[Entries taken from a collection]
══════════
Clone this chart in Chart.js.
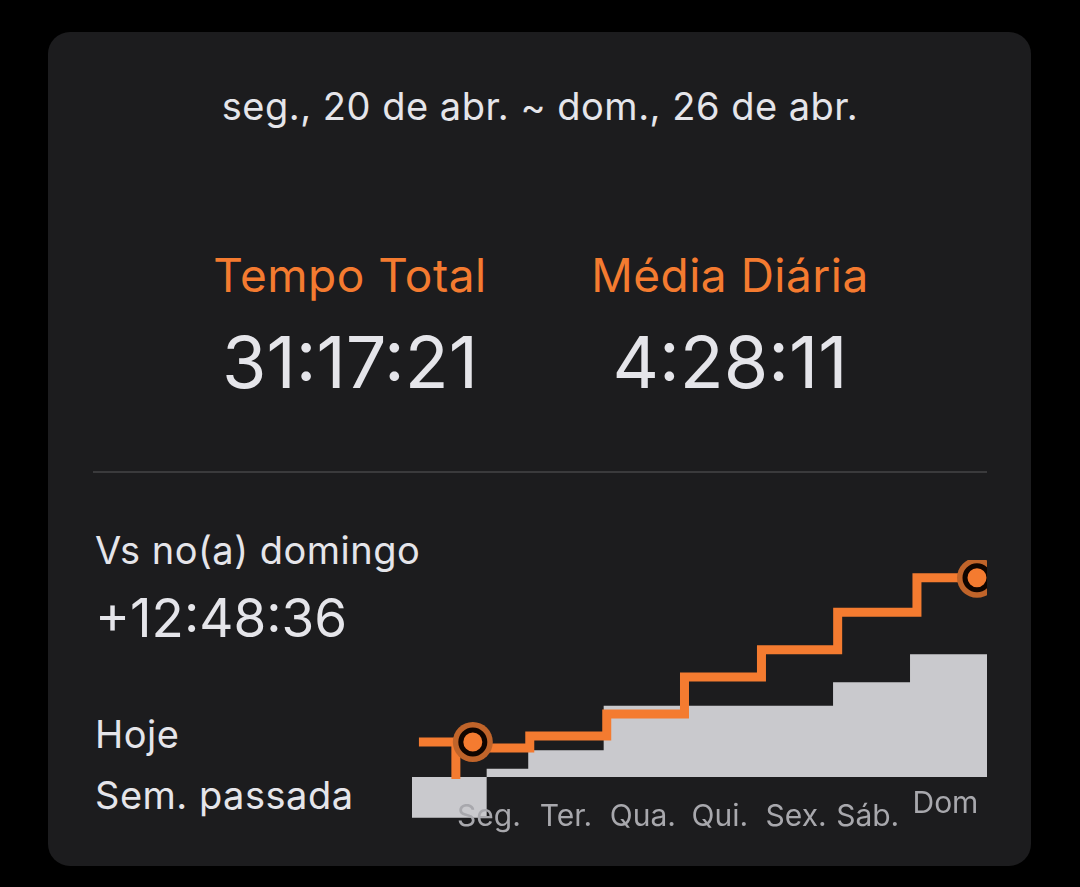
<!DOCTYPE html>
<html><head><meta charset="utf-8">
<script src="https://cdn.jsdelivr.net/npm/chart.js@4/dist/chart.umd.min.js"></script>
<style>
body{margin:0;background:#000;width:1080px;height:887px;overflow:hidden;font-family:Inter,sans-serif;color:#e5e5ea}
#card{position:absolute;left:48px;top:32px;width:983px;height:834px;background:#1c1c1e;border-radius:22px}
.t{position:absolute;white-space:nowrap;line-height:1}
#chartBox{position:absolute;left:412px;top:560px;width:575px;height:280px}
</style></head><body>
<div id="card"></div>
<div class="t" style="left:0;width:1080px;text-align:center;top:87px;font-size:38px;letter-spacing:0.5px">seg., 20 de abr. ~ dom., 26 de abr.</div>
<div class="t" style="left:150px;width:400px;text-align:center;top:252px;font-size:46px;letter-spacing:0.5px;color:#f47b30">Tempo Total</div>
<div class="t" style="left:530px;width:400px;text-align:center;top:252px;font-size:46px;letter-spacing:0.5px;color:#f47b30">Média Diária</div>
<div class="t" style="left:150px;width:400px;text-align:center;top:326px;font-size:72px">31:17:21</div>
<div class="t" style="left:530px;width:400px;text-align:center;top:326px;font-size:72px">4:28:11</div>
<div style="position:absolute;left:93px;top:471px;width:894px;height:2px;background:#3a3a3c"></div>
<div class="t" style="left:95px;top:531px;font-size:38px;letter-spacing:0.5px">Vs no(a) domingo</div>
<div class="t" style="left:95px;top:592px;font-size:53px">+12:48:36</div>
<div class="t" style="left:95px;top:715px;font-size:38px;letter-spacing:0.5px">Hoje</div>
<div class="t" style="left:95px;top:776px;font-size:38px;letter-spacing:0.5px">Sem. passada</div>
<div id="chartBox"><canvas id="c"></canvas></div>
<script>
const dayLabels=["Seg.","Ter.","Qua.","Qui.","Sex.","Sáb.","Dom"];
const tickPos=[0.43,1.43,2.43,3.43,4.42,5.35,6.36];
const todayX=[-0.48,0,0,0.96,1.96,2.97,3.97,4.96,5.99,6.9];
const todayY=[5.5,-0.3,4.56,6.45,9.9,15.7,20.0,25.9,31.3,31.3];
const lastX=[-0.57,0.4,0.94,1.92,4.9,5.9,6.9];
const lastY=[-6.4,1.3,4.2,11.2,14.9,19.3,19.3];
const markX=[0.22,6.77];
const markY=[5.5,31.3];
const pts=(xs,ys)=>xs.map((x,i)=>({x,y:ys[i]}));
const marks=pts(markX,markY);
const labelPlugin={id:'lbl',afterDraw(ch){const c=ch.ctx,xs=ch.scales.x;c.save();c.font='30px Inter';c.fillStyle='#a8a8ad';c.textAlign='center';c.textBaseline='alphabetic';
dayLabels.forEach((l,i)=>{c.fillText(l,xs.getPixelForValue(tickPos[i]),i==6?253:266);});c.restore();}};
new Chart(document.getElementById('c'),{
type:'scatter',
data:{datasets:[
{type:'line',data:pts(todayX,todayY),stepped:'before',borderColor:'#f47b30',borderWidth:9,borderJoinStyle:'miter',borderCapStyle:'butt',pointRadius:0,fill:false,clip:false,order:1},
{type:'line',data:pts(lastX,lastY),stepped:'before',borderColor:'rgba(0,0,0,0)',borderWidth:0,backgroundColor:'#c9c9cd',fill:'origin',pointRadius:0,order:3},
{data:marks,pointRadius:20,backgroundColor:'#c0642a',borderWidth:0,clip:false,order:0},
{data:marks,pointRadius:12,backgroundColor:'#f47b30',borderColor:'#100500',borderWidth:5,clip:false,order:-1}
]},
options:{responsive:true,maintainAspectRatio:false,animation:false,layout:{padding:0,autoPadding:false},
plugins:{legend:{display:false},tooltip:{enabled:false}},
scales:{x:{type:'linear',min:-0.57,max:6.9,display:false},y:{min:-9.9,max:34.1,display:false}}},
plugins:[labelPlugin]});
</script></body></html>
══════════
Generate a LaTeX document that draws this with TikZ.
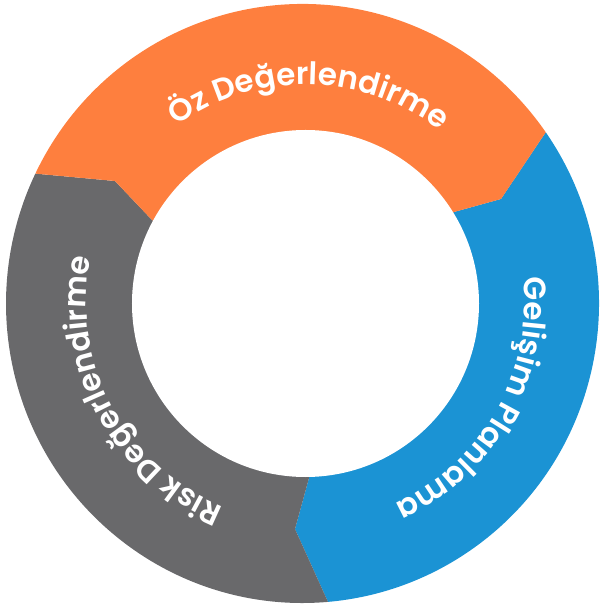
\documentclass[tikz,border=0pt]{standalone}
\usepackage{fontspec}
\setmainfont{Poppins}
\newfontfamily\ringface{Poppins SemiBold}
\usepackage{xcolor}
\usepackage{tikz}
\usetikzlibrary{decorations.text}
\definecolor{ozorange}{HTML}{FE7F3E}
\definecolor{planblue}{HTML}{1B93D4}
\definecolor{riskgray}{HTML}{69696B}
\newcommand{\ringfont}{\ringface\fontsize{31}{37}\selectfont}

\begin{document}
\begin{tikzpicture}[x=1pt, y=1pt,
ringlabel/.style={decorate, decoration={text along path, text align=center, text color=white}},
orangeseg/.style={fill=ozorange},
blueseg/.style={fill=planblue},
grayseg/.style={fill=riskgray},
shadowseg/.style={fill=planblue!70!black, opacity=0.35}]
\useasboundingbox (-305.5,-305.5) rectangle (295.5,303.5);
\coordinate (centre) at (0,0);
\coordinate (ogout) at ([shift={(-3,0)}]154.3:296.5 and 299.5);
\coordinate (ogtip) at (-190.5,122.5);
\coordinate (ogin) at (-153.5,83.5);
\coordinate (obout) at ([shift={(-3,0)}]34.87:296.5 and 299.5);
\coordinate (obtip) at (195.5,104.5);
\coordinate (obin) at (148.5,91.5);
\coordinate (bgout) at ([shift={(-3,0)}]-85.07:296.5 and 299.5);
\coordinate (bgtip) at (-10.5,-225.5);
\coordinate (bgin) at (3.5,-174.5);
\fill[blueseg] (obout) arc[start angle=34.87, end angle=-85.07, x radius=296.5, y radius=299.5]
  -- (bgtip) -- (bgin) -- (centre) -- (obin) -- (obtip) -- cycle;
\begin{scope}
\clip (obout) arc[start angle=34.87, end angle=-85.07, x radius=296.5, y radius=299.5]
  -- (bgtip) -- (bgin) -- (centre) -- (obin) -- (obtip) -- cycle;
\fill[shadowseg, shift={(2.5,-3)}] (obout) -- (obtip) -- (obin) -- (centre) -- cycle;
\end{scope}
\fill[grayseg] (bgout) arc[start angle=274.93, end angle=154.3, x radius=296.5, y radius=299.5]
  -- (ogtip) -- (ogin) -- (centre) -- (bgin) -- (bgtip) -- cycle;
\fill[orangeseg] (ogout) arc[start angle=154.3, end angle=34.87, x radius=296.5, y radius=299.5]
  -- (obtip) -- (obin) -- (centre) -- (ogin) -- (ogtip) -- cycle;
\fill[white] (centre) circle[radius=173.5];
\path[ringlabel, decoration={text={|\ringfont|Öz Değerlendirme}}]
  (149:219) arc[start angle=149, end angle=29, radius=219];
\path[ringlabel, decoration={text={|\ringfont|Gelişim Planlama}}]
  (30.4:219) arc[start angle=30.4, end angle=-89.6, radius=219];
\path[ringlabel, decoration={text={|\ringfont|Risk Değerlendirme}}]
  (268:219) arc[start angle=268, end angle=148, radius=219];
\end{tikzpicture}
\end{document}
══════════
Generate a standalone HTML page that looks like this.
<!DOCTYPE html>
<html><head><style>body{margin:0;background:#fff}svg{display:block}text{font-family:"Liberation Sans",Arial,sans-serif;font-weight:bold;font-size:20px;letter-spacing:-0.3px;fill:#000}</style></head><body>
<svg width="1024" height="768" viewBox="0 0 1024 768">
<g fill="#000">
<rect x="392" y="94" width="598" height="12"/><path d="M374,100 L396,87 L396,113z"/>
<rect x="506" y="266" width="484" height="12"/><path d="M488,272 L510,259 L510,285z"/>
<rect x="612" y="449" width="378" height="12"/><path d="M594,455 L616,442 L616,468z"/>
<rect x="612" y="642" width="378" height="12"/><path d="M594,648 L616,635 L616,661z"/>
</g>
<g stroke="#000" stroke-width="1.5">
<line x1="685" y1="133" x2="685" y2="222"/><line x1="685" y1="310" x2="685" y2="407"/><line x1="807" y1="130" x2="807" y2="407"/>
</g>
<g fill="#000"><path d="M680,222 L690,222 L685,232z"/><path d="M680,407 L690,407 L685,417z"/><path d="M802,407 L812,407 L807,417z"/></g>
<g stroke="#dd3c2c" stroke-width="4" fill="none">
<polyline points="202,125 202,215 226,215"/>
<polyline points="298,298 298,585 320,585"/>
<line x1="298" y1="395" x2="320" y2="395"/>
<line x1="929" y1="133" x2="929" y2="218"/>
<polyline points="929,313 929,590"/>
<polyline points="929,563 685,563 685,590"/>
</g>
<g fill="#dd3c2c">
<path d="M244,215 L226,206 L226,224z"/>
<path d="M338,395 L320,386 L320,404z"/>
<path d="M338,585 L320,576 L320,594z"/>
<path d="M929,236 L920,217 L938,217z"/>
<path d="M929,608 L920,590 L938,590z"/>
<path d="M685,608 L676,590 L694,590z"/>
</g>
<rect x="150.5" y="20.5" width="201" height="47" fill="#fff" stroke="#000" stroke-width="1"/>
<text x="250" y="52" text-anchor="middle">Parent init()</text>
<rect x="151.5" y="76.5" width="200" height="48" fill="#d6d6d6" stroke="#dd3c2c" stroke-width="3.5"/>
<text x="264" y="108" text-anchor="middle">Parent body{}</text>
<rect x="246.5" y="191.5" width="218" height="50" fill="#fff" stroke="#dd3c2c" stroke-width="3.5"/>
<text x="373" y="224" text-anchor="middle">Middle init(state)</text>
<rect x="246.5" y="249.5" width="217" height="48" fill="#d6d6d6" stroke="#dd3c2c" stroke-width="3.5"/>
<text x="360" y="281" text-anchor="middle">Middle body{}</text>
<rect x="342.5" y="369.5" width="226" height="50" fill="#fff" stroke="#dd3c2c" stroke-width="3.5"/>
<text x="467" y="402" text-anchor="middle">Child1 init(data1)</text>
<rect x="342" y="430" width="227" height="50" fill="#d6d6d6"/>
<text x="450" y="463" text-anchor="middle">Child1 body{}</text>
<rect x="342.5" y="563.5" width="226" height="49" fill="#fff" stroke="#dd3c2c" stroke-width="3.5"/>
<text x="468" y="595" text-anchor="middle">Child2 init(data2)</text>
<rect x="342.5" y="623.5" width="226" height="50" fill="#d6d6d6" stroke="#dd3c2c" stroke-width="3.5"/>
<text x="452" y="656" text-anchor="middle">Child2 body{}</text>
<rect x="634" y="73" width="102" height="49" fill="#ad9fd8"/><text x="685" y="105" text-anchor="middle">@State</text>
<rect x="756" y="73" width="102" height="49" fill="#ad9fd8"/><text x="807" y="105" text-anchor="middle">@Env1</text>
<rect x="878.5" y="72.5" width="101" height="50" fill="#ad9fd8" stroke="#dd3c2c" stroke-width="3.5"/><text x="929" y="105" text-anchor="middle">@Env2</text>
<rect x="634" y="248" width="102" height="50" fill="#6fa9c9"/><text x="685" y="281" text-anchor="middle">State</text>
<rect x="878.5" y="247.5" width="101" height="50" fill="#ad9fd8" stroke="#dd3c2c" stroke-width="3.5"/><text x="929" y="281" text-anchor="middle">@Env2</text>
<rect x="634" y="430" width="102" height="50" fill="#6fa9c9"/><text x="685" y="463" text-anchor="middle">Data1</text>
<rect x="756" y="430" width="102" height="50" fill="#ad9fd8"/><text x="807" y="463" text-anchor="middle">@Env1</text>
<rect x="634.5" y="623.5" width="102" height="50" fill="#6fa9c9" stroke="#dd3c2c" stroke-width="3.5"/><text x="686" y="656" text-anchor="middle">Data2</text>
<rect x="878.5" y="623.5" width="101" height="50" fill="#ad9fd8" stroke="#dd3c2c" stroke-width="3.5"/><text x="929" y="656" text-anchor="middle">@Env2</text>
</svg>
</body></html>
══════════
▶ [EXERCISE OBJECTIVE] Gather each line in the entries above where the string "standalone" is found.

▶ [SOLVED PROBLEM]
\documentclass[tikz,border=0pt]{standalone}
Generate a standalone HTML page that looks like this.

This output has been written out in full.